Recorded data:
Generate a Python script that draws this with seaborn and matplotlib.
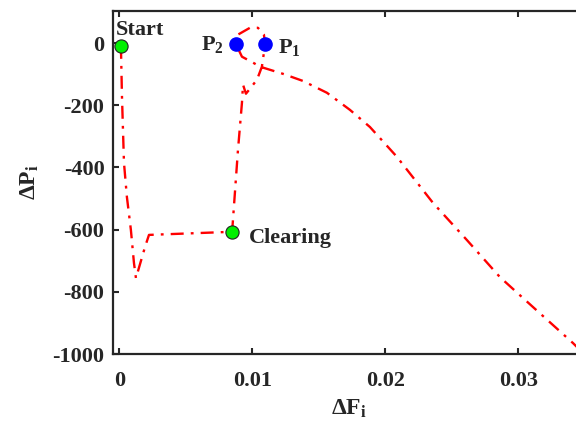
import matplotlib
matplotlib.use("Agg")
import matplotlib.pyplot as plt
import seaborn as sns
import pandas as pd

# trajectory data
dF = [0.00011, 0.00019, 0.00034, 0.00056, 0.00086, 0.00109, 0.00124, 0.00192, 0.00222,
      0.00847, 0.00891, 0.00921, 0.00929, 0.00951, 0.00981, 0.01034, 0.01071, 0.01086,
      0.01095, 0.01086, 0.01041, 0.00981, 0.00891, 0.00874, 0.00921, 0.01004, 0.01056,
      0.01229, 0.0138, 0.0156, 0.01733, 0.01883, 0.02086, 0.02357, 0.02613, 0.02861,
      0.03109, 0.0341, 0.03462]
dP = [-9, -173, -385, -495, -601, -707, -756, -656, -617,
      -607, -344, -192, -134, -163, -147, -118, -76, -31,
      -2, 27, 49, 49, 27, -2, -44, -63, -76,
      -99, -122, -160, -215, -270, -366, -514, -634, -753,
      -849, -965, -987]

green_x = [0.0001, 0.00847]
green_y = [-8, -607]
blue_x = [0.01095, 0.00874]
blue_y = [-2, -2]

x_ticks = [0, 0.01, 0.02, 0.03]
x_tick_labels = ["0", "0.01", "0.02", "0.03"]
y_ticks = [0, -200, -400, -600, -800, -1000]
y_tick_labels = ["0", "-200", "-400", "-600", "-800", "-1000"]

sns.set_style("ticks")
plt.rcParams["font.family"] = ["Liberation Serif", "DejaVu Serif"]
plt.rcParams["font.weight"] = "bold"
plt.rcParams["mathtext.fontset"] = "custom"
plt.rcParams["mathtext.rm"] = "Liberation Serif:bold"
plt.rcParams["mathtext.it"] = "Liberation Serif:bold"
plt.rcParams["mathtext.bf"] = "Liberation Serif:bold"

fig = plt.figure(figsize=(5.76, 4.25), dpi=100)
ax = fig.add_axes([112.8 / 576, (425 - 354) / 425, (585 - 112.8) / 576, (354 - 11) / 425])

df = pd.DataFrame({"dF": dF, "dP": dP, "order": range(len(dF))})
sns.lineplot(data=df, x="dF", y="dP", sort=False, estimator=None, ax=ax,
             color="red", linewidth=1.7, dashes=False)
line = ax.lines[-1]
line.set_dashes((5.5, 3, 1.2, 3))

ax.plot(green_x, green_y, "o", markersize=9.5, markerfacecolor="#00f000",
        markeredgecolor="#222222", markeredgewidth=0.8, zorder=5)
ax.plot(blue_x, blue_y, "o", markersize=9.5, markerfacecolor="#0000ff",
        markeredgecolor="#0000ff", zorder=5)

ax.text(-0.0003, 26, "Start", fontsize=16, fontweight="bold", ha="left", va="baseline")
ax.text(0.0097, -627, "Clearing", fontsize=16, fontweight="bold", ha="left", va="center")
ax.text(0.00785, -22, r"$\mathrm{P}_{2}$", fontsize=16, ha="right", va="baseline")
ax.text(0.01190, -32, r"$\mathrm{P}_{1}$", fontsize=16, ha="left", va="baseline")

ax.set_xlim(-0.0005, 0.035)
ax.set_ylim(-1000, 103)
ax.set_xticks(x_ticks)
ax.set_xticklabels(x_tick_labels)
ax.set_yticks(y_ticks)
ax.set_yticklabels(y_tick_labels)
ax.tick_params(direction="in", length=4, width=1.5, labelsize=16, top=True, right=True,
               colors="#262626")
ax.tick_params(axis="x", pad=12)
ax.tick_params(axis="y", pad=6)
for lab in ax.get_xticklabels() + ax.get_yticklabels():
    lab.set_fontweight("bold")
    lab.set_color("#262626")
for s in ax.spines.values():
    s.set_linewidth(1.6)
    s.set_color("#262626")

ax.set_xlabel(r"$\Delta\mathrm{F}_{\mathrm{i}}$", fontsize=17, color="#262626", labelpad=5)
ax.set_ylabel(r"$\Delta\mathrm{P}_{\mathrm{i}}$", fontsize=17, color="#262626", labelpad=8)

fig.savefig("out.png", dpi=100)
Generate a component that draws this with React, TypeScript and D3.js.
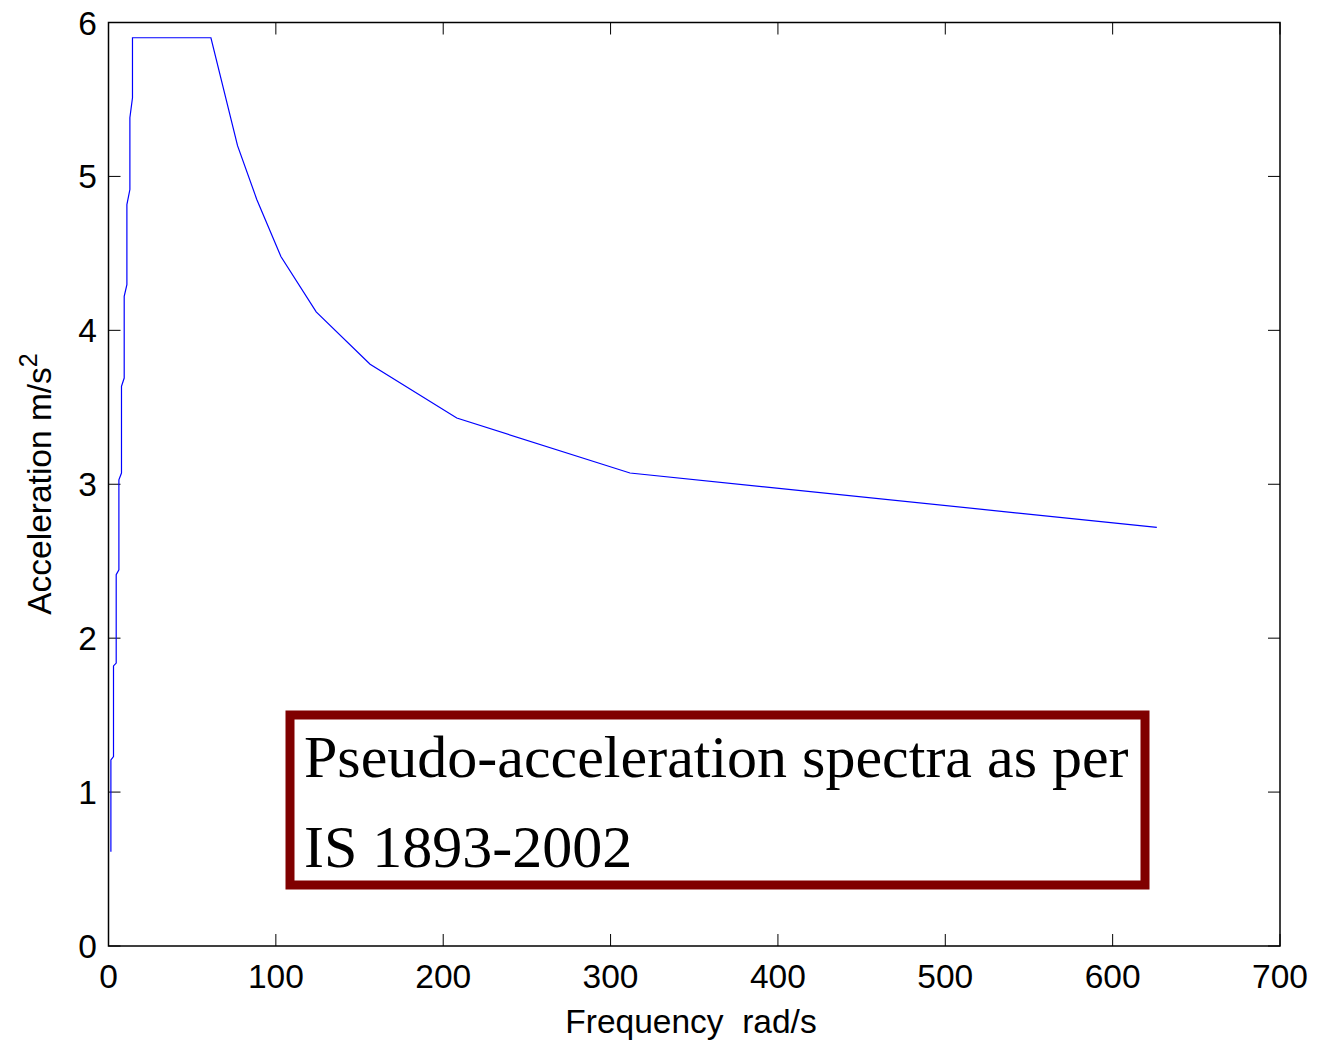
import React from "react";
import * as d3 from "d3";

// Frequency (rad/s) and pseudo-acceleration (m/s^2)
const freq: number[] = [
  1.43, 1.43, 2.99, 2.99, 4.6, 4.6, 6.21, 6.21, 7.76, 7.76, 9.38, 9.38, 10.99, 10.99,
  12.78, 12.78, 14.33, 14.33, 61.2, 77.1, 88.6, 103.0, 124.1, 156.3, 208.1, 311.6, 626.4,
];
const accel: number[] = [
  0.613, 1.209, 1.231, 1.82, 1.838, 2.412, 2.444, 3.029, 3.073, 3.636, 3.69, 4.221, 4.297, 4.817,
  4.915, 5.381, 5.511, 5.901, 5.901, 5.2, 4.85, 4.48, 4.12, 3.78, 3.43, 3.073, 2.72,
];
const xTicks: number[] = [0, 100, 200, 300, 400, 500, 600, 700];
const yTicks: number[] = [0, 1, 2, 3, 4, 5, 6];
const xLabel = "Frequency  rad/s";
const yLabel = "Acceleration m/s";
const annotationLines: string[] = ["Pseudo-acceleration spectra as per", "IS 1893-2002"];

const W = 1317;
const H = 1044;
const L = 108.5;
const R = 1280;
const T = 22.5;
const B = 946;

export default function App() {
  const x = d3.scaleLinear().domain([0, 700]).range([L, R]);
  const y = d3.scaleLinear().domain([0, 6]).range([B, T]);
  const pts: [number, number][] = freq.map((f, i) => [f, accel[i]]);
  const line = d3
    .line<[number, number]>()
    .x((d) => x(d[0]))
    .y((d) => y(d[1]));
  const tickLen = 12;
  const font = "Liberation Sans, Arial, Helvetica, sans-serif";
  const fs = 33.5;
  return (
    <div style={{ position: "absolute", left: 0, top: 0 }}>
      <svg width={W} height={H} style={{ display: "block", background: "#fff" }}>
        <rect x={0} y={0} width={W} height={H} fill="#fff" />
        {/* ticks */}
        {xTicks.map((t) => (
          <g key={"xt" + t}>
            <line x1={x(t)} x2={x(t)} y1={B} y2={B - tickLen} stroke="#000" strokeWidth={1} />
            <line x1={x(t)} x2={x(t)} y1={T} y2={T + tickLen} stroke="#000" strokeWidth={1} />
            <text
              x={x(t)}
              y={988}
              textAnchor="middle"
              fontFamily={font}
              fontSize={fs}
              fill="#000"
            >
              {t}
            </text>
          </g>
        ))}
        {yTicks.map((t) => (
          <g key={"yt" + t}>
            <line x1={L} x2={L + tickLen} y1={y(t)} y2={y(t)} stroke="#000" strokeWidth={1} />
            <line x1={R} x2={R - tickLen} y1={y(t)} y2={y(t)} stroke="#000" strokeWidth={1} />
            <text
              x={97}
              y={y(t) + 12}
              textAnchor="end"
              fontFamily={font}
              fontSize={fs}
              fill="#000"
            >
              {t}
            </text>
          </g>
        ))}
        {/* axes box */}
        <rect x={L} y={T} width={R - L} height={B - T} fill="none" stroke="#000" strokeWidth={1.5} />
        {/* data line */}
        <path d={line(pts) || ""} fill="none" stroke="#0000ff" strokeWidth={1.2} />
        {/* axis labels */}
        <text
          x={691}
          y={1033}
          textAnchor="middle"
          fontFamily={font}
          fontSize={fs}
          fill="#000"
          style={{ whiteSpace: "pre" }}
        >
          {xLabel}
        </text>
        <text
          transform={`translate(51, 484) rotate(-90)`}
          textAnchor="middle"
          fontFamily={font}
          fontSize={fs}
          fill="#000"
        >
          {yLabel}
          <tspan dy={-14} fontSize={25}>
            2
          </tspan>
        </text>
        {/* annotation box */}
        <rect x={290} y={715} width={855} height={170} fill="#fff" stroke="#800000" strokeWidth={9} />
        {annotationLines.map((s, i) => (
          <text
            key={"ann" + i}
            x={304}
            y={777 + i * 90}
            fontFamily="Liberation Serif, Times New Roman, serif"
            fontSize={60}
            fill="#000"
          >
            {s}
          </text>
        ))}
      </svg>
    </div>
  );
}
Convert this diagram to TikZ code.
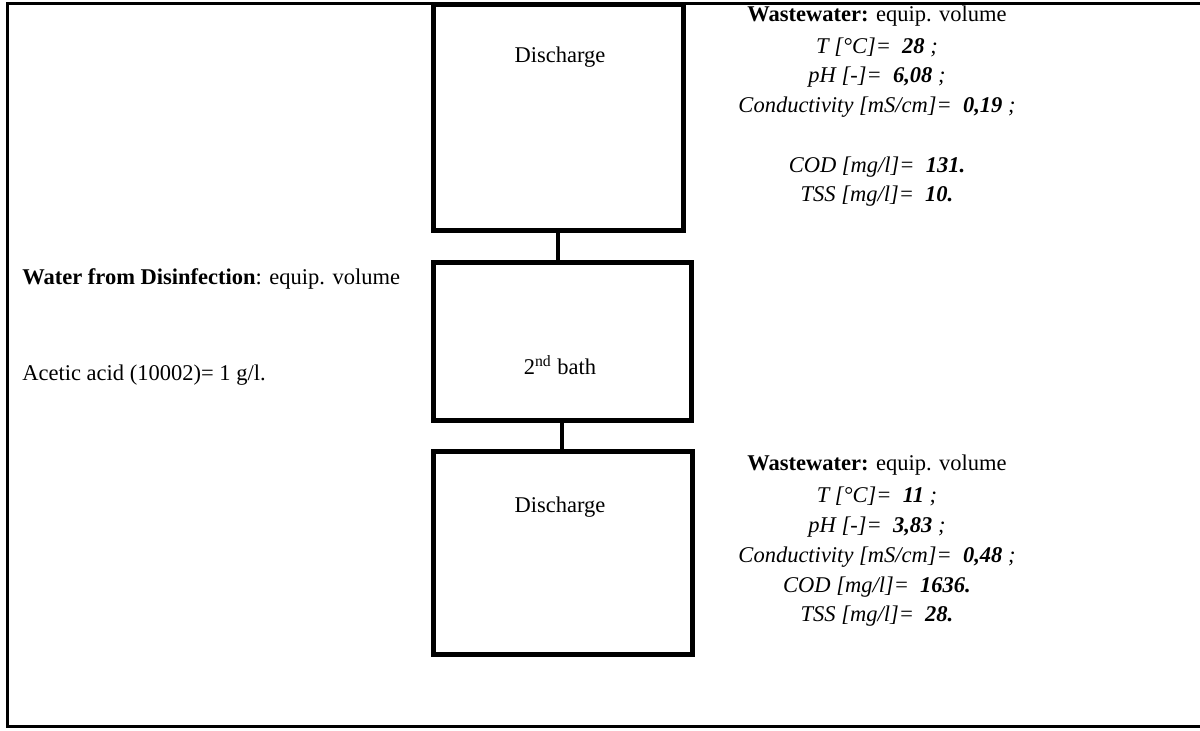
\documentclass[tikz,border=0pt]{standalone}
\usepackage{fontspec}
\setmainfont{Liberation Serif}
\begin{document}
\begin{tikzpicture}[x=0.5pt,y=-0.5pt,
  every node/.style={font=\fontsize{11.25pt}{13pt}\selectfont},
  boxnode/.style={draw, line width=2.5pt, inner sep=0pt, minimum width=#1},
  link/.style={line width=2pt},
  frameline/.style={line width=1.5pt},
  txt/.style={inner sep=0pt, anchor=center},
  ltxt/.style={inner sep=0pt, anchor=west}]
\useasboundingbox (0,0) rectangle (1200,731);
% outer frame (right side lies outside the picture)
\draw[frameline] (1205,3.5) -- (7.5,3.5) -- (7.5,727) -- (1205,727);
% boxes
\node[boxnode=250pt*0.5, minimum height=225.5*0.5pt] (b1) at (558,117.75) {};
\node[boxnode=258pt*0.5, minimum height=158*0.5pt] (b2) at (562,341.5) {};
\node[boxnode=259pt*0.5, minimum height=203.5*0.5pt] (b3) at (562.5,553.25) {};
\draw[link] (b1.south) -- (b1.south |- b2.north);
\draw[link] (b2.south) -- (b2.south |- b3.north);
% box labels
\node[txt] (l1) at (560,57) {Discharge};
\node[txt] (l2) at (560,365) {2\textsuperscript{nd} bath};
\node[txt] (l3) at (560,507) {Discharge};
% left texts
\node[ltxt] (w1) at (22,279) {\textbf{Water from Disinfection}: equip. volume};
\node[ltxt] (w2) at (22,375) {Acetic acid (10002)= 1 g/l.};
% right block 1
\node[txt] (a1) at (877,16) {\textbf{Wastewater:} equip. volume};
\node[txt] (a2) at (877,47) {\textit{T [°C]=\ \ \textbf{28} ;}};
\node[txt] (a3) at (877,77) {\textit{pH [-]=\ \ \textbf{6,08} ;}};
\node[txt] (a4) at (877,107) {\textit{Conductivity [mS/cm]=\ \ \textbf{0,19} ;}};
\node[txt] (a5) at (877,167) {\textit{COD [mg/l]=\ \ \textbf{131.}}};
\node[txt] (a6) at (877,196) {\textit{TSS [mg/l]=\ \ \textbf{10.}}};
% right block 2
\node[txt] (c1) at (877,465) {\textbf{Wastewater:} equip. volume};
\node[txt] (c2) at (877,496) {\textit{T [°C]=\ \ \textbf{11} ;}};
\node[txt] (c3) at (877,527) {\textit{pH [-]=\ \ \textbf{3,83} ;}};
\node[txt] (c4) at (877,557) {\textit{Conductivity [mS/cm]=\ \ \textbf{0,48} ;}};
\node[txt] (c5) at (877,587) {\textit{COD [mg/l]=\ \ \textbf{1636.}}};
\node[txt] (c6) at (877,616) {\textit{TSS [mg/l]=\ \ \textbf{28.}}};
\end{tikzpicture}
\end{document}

▸ Short problem
Without the pictures, return the listing above from its first line through the line that has "ax = fig.add_axes([112.8".

▸ Solution to this problem
Generate a Python script that draws this with seaborn and matplotlib.
import matplotlib
matplotlib.use("Agg")
import matplotlib.pyplot as plt
import seaborn as sns
import pandas as pd

# trajectory data
dF = [0.00011, 0.00019, 0.00034, 0.00056, 0.00086, 0.00109, 0.00124, 0.00192, 0.00222,
      0.00847, 0.00891, 0.00921, 0.00929, 0.00951, 0.00981, 0.01034, 0.01071, 0.01086,
      0.01095, 0.01086, 0.01041, 0.00981, 0.00891, 0.00874, 0.00921, 0.01004, 0.01056,
      0.01229, 0.0138, 0.0156, 0.01733, 0.01883, 0.02086, 0.02357, 0.02613, 0.02861,
      0.03109, 0.0341, 0.03462]
dP = [-9, -173, -385, -495, -601, -707, -756, -656, -617,
      -607, -344, -192, -134, -163, -147, -118, -76, -31,
      -2, 27, 49, 49, 27, -2, -44, -63, -76,
      -99, -122, -160, -215, -270, -366, -514, -634, -753,
      -849, -965, -987]

green_x = [0.0001, 0.00847]
green_y = [-8, -607]
blue_x = [0.01095, 0.00874]
blue_y = [-2, -2]

x_ticks = [0, 0.01, 0.02, 0.03]
x_tick_labels = ["0", "0.01", "0.02", "0.03"]
y_ticks = [0, -200, -400, -600, -800, -1000]
y_tick_labels = ["0", "-200", "-400", "-600", "-800", "-1000"]

sns.set_style("ticks")
plt.rcParams["font.family"] = ["Liberation Serif", "DejaVu Serif"]
plt.rcParams["font.weight"] = "bold"
plt.rcParams["mathtext.fontset"] = "custom"
plt.rcParams["mathtext.rm"] = "Liberation Serif:bold"
plt.rcParams["mathtext.it"] = "Liberation Serif:bold"
plt.rcParams["mathtext.bf"] = "Liberation Serif:bold"

fig = plt.figure(figsize=(5.76, 4.25), dpi=100)
ax = fig.add_axes([112.8 / 576, (425 - 354) / 425, (585 - 112.8) / 576, (354 - 11) / 425])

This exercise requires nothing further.